# Combining gone fishing (BAIT) with Fisher mask (FISH)

Fisher mask code in FISH folder

In [None]:
from pathlib import Path
import matplotlib.pyplot as plt
import numpy as np
import torch
import torch.nn as nn
from torchvision.models import resnet18

device = 'cuda' if torch.cuda.is_available() else 'cpu'
print(device)

model = resnet18(pretrained=True)

In [None]:
w = model.conv1.weight.grad
type(w)

Next steps:

* download the dataset cifar10, and create a dataloader  with appropriate preprocessing
* iterate over minibatches from dataloader, calculate crossentropy loss, 
* in typical sgd training, we zero out the gradients before processing the next minibatch. this is done by calling model.zero_grad(), and then calling model.backward() to get the new gradients. Since we are not interested in training right now, we want the sum of gradients over all minibatches. so we should not call model.zero_grad()
* identify the top 2% of all the weights in the model and make a new pk x k array, where p = 2% of the total number of parameters.

In [None]:
from pathlib import Path
import matplotlib.pyplot as plt
import numpy as np
import torch
import torch.nn as nn
import torchvision
import torchvision.datasets as datasets
import torchvision.transforms as transforms
import torch.optim as optim
import resnet

device = 'cuda' if torch.cuda.is_available() else 'cpu'
print(device)

#using the paper's model definition from resnet.py
model = resnet.ResNet18()

#arguments from run.py
cifar_args = {'n_epoch': 3, 'transform': transforms.Compose([ 
                     transforms.RandomCrop(32, padding=4),
                     transforms.RandomHorizontalFlip(),
                     transforms.ToTensor(),
                     transforms.Normalize((0.4914, 0.4822, 0.4465), (0.2470, 0.2435, 0.2616))
                 ]),
                 'loader_tr_args':{'batch_size': 128, 'num_workers': 1},
                 'loader_te_args':{'batch_size': 1000, 'num_workers': 1},
                 'optimizer_args':{'lr': 0.05, 'momentum': 0.3},
                 'transformTest': transforms.Compose([transforms.ToTensor(), transforms.Normalize((0.4914, 0.4822, 0.4465), (0.2470, 0.2435, 0.2616))])
            }
cifar_trainset = datasets.CIFAR10(root='./data', train=True, download=True, transform=cifar_args['transform'])
cifar_trainloader = torch.utils.data.DataLoader(cifar_trainset, batch_size=cifar_args['loader_tr_args']['batch_size'], num_workers=cifar_args['loader_tr_args']['num_workers'], shuffle=True)
cifar_testset = datasets.CIFAR10(root='./data', train=False, download=True, transform=cifar_args['transform'])
cifar_trainloader = torch.utils.data.DataLoader(cifar_trainset, batch_size=cifar_args['loader_te_args']['batch_size'], num_workers=cifar_args['loader_te_args']['num_workers'], shuffle=False)

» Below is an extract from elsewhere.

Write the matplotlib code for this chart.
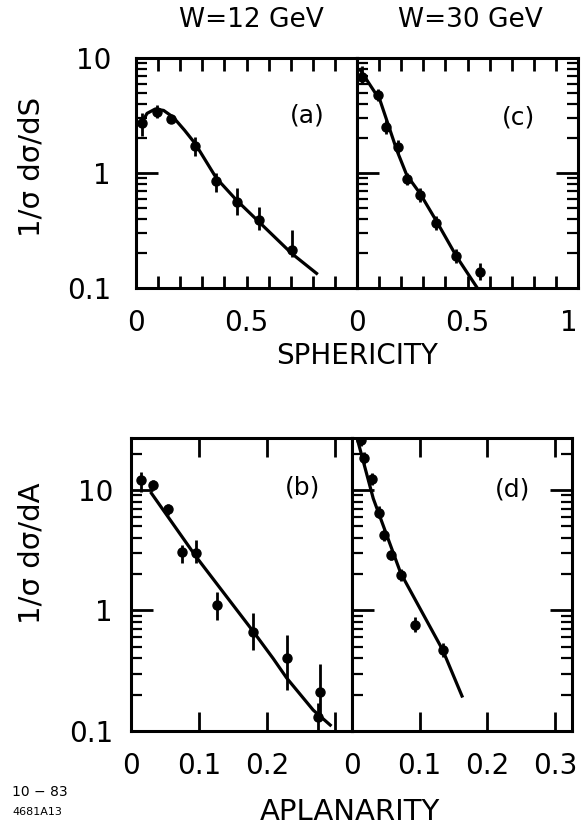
import numpy as np
import matplotlib
matplotlib.use('Agg')
import matplotlib.pyplot as plt
from matplotlib.ticker import LogLocator, MultipleLocator, NullFormatter, FixedLocator, FixedFormatter

# sphericity, W=12 GeV (a)
s12_x = [0.026, 0.094, 0.160, 0.267, 0.362, 0.458, 0.558, 0.704]
s12_y = [2.70, 3.40, 2.95, 1.72, 0.85, 0.56, 0.39, 0.214]
s12_lo = [2.10, 3.00, 2.70, 1.40, 0.68, 0.43, 0.32, 0.186]
s12_hi = [3.30, 3.90, 3.20, 2.05, 1.00, 0.74, 0.51, 0.32]
s12_fit_x = [0.020, 0.050, 0.087, 0.125, 0.169, 0.220, 0.267, 0.364, 0.455, 0.560, 0.704, 0.817]
s12_fit_y = [2.60, 3.30, 3.60, 3.50, 3.05, 2.35, 1.81, 0.90, 0.58, 0.37, 0.200, 0.134]

# sphericity, W=30 GeV (c)
s30_x = [0.021, 0.097, 0.131, 0.187, 0.225, 0.285, 0.357, 0.448, 0.557]
s30_y = [6.9, 4.76, 2.5, 1.67, 0.88, 0.64, 0.365, 0.19, 0.139]
s30_lo = [5.9, 4.2, 2.2, 1.45, 0.78, 0.56, 0.32, 0.165, 0.117]
s30_hi = [8.5, 5.4, 2.9, 1.95, 1.0, 0.74, 0.42, 0.22, 0.166]
s30_fit_x = [0.014, 0.104, 0.180, 0.225, 0.285, 0.360, 0.451, 0.540]
s30_fit_y = [7.9, 4.3, 1.58, 0.96, 0.665, 0.38, 0.187, 0.103]

# aplanarity, W=12 GeV (b)
a12_x = [0.014, 0.033, 0.055, 0.0745, 0.0956, 0.127, 0.180, 0.229, 0.278, 0.275]
a12_y = [12.1, 11.0, 6.9, 3.08, 2.98, 1.11, 0.667, 0.40, 0.21, 0.13]
a12_lo = [9.7, 10.0, 6.2, 2.48, 2.48, 0.83, 0.47, 0.22, 0.13, 0.10]
a12_hi = [14.2, 12.2, 7.7, 3.5, 3.85, 1.43, 0.95, 0.63, 0.36, 0.17]
a12_fit_x = [0.030, 0.0956, 0.180, 0.209, 0.229, 0.268, 0.293]
a12_fit_y = [9.4, 2.8, 0.667, 0.40, 0.275, 0.149, 0.112]

# aplanarity, W=30 GeV (d)
a30_x = [0.0128, 0.0176, 0.029, 0.040, 0.0475, 0.058, 0.072, 0.0926, 0.134]
a30_y = [26.0, 18.3, 12.3, 6.5, 4.24, 2.89, 1.97, 0.76, 0.47]
a30_lo = [23.0, 16.3, 11.0, 5.8, 3.8, 2.6, 1.75, 0.66, 0.41]
a30_hi = [29.0, 20.5, 13.8, 7.3, 4.7, 3.2, 2.2, 0.88, 0.54]
a30_fit_x = [0.0069, 0.0314, 0.072, 0.134, 0.1625]
a30_fit_y = [27.7, 8.5, 2.04, 0.47, 0.195]

plt.rcParams['font.family'] = 'DejaVu Sans'
W, H = 585, 835
fig = plt.figure(figsize=(W / 100, H / 100), dpi=100)


def box(x0, y0, x1, y1):
    return [x0 / W, 1 - y1 / H, (x1 - x0) / W, (y1 - y0) / H]


def panel(rect, xs, ys, lo, hi, fx, fy, xlim, ylim, label, lab_xy):
    ax = fig.add_axes(rect)
    ax.set_yscale('log')
    ys = np.array(ys)
    err = [ys - np.array(lo), np.array(hi) - ys]
    ax.errorbar(xs, ys, yerr=err, fmt='o', color='black', ms=6.5,
                elinewidth=2, capsize=0, zorder=3)
    ax.plot(fx, fy, color='black', lw=2.3, zorder=2)
    ax.set_xlim(*xlim)
    ax.set_ylim(*ylim)
    for sp in ax.spines.values():
        sp.set_linewidth(2.2)
    ax.yaxis.set_major_locator(LogLocator(base=10, numticks=5))
    ax.yaxis.set_minor_locator(LogLocator(base=10, subs=np.arange(2, 10), numticks=20))
    ax.yaxis.set_minor_formatter(NullFormatter())
    ax.tick_params(axis='y', which='major', direction='in', length=16, width=2,
                   left=True, right=True)
    ax.tick_params(axis='y', which='minor', direction='in', length=8, width=1.6,
                   left=True, right=True)
    ax.tick_params(axis='x', which='both', direction='in', width=2,
                   top=True, bottom=True, labelsize=20, pad=15)
    ax.text(lab_xy[0], lab_xy[1], label, transform=fig.transFigure,
            fontsize=18, ha='center', va='center')
    return ax


ax_a = panel(box(136, 58, 357, 288), s12_x, s12_y, s12_lo, s12_hi,
             s12_fit_x, s12_fit_y, (0, 1), (0.1, 10), '(a)', (307 / W, 1 - 115 / H))
ax_c = panel(box(357, 58, 578, 288), s30_x, s30_y, s30_lo, s30_hi,
             s30_fit_x, s30_fit_y, (0, 1), (0.1, 10), '(c)', (518 / W, 1 - 118 / H))
ax_b = panel(box(131, 438, 352, 731), a12_x, a12_y, a12_lo, a12_hi,
             a12_fit_x, a12_fit_y, (0, 0.325), (0.1, 27), '(b)', (303 / W, 1 - 487 / H))
ax_d = panel(box(352, 438, 572, 731), a30_x, a30_y, a30_lo, a30_hi,
             a30_fit_x, a30_fit_y, (0, 0.325), (0.1, 27), '(d)', (513 / W, 1 - 490 / H))

# x ticks
for ax, labs in [(ax_a, ['0', '0.5', '']), (ax_c, ['0', '0.5', '1'])]:
    ax.xaxis.set_major_locator(FixedLocator([0, 0.5, 1.0]))
    ax.xaxis.set_major_formatter(FixedFormatter(labs))
    ax.xaxis.set_minor_locator(MultipleLocator(0.1))
    ax.tick_params(axis='x', which='both', length=9)
for ax, labs in [(ax_b, ['0', '0.1', '0.2', '']), (ax_d, ['0', '0.1', '0.2', '0.3'])]:
    ax.xaxis.set_major_locator(FixedLocator([0, 0.1, 0.2, 0.3]))
    ax.xaxis.set_major_formatter(FixedFormatter(labs))
    ax.tick_params(axis='x', which='major', length=14)

# keep the "1" at the right edge inside the figure
ax_c.xaxis.get_major_ticks()[2].label1.set_horizontalalignment('right')

# y tick labels only on the left panels
for ax, pad in [(ax_a, 18), (ax_b, 13)]:
    ax.yaxis.set_major_locator(FixedLocator([0.1, 1, 10]))
    ax.yaxis.set_major_formatter(FixedFormatter(['0.1', '1', '10']))
    ax.tick_params(axis='y', which='major', labelsize=20, pad=pad)
    ax.tick_params(axis='y', which='both', right=False)
for ax in [ax_c, ax_d]:
    ax.yaxis.set_major_locator(FixedLocator([0.1, 1, 10]))
    ax.yaxis.set_major_formatter(NullFormatter())

fig.text(251 / W, 1 - 20 / H, 'W=12 GeV', fontsize=19, ha='center', va='center')
fig.text(470 / W, 1 - 20 / H, 'W=30 GeV', fontsize=19, ha='center', va='center')
fig.text(357 / W, 1 - 356 / H, 'SPHERICITY', fontsize=20, ha='center', va='center')
fig.text(350 / W, 1 - 812 / H, 'APLANARITY', fontsize=21, ha='center', va='center')
fig.text(32 / W, 1 - 167 / H, '1/σ dσ/dS', fontsize=21, rotation=90,
         ha='center', va='center')
fig.text(32 / W, 1 - 553 / H, '1/σ dσ/dA', fontsize=21, rotation=90,
         ha='center', va='center')
fig.text(12 / W, 1 - 792 / H, '10 − 83', fontsize=10, ha='left', va='center')
fig.text(12 / W, 1 - 812 / H, '4681A13', fontsize=8, ha='left', va='center')

fig.savefig('out.png', dpi=100)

criterion = nn.CrossEntropyLoss()
optimizer = optim.SGD(model.parameters(), lr=cifar_args['optimizer_args']['lr'], momentum=cifar_args['optimizer_args']['momentum'])

In [None]:
for name, param in model.named_parameters():
    if name.__contains__("weight"):
        print(name, param.grad.size())

In [None]:
for epoch in range(1):#cifar_args['n_epoch']):
    running_loss = 0.0
    for i, data in enumerate(cifar_trainloader):
        inputs, labels = data
        #we omit the step of zeroing gradients here
        outputs, emb = model.forward(inputs)
        loss = criterion(outputs, labels)
        loss.backward()
        #print(model.layer1[0].conv1.weight.grad) #how to access gradients of layers
        optimizer.step()
        running_loss += loss.item()
        for name, param in model.named_parameters():
            if name.__contains__("weight"):
                print(name, param.grad)
print('Done Training.')